--- Exercise details ---
Pick out the lines containing "React".

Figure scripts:

________

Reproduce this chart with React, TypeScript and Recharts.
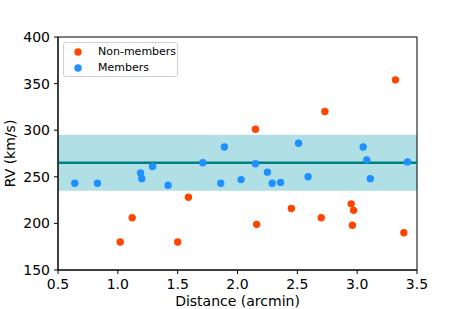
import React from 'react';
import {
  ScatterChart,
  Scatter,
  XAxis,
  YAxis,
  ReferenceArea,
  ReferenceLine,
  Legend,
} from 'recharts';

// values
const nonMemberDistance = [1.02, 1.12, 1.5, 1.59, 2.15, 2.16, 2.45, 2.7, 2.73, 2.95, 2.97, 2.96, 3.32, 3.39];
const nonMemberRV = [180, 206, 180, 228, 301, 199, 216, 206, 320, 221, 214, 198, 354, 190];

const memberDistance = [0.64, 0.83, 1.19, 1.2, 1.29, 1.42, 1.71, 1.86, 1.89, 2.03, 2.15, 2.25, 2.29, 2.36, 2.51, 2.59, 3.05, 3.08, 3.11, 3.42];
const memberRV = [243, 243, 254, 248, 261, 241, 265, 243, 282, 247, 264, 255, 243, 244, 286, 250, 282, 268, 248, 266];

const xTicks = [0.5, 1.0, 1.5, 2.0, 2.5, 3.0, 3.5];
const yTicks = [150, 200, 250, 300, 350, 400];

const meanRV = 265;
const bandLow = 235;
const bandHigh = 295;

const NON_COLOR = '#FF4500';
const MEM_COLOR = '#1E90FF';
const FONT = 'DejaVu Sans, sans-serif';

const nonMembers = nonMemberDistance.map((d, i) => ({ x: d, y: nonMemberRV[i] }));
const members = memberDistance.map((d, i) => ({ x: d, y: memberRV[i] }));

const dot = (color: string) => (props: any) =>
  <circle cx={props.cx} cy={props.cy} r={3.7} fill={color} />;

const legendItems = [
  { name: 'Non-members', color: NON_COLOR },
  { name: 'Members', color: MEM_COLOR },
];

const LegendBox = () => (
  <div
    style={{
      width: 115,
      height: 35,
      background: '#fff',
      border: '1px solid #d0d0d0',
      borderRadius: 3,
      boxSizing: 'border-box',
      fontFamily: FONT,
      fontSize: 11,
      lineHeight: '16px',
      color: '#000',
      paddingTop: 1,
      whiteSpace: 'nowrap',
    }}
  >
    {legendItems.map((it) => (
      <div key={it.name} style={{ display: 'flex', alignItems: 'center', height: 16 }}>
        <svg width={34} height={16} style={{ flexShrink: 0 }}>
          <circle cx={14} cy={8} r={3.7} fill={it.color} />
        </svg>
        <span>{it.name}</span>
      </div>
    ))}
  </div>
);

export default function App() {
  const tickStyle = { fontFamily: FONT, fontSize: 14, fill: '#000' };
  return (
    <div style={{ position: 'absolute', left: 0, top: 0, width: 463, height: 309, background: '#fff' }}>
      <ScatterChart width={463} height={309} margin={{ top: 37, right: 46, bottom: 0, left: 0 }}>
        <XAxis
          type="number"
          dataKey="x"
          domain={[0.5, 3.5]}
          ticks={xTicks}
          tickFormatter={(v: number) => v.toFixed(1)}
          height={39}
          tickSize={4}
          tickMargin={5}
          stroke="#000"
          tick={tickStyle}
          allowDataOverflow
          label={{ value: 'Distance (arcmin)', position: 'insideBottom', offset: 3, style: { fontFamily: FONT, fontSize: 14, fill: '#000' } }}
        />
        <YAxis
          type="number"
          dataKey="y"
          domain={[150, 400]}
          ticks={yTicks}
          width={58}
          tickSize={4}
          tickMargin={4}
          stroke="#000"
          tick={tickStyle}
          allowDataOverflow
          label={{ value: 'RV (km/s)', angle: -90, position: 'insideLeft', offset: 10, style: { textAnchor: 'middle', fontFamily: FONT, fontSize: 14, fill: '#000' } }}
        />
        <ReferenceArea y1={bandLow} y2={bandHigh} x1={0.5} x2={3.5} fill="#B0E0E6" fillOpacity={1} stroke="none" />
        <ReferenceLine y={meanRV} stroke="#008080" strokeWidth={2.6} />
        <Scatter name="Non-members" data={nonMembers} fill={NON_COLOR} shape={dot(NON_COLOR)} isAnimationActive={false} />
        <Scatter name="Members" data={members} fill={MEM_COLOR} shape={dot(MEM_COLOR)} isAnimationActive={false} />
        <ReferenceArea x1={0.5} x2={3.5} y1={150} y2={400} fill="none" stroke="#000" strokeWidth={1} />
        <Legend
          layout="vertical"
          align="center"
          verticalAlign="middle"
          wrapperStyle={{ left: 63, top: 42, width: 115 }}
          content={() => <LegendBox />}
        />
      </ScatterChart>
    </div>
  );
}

________

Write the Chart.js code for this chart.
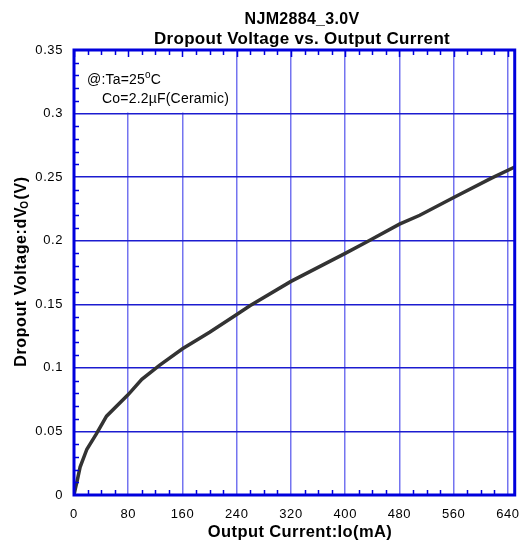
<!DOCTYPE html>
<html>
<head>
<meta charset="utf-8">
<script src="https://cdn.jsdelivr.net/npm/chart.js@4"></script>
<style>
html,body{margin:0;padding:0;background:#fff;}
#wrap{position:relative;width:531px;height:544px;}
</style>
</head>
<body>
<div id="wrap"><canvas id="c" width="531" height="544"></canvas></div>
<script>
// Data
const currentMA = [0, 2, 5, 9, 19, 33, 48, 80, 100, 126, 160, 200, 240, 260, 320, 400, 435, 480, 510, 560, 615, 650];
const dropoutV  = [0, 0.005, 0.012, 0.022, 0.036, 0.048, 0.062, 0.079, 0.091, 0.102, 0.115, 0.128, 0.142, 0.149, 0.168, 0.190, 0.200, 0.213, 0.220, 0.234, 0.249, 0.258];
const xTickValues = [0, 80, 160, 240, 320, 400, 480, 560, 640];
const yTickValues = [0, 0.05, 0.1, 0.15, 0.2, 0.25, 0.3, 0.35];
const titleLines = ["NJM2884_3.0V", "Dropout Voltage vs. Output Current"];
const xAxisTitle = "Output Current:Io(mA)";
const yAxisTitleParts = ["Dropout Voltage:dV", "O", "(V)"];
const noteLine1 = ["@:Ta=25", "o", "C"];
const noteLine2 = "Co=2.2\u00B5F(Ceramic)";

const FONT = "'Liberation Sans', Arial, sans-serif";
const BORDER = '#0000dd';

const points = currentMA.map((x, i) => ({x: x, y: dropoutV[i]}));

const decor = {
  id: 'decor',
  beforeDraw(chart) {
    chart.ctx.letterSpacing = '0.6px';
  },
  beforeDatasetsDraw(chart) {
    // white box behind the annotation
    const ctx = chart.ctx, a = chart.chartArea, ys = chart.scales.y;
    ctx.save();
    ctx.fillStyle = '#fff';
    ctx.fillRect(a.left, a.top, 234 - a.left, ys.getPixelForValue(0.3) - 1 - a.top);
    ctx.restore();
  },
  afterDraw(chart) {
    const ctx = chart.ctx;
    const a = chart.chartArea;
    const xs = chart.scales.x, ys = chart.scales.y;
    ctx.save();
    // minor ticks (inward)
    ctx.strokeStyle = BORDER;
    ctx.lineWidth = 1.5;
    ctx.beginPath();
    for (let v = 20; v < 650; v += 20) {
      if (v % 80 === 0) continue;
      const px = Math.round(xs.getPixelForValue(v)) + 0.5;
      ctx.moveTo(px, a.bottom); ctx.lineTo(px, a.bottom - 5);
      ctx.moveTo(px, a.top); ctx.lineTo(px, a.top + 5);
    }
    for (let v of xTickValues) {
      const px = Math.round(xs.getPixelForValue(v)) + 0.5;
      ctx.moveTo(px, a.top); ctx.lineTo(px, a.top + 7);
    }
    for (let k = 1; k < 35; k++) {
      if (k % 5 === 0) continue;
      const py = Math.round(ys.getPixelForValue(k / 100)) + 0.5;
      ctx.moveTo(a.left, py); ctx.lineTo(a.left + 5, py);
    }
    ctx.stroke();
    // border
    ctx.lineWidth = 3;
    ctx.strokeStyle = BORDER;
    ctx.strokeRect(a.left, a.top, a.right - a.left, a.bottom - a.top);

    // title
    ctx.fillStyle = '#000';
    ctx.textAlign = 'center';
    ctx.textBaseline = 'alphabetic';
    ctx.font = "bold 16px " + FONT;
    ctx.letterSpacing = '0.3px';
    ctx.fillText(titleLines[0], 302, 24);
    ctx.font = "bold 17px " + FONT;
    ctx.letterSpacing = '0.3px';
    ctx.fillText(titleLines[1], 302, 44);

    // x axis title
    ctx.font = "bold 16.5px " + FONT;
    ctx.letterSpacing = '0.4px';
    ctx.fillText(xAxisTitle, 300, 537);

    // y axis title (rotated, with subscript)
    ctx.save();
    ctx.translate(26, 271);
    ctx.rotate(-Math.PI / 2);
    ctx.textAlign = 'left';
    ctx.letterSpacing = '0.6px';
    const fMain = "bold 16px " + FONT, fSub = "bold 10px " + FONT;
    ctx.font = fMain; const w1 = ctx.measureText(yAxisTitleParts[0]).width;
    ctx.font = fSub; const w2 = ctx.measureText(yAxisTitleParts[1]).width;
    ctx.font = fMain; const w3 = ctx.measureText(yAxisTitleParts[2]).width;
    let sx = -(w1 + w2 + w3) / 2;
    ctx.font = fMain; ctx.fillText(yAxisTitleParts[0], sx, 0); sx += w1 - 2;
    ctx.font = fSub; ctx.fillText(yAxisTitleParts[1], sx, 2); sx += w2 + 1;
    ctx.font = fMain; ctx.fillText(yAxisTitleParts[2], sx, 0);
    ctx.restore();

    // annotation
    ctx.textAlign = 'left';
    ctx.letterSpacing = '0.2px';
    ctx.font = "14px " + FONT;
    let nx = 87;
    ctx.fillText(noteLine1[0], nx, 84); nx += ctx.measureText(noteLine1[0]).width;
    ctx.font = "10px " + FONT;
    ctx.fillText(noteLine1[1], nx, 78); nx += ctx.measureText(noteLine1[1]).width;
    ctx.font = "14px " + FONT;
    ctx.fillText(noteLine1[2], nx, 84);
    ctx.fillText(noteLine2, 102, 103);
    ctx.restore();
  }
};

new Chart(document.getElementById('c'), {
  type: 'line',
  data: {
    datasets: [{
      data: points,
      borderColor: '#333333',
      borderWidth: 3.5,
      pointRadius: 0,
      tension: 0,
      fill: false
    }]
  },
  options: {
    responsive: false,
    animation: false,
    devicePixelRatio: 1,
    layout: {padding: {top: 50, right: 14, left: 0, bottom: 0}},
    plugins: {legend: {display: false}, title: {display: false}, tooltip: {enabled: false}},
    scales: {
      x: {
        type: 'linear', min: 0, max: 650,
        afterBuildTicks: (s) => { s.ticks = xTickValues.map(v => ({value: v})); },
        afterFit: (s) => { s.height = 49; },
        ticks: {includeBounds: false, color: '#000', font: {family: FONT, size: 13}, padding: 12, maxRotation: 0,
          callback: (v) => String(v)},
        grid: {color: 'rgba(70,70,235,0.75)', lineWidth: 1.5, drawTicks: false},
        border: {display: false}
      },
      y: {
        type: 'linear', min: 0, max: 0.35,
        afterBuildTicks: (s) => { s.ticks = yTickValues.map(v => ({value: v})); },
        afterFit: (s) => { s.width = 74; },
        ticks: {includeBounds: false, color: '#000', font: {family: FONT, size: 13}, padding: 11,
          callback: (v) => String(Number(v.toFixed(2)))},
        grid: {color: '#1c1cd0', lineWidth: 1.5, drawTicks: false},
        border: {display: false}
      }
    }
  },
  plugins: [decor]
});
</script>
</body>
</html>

________

--- Solution ---
Reproduce this chart with React, TypeScript and Recharts.
import React from 'react';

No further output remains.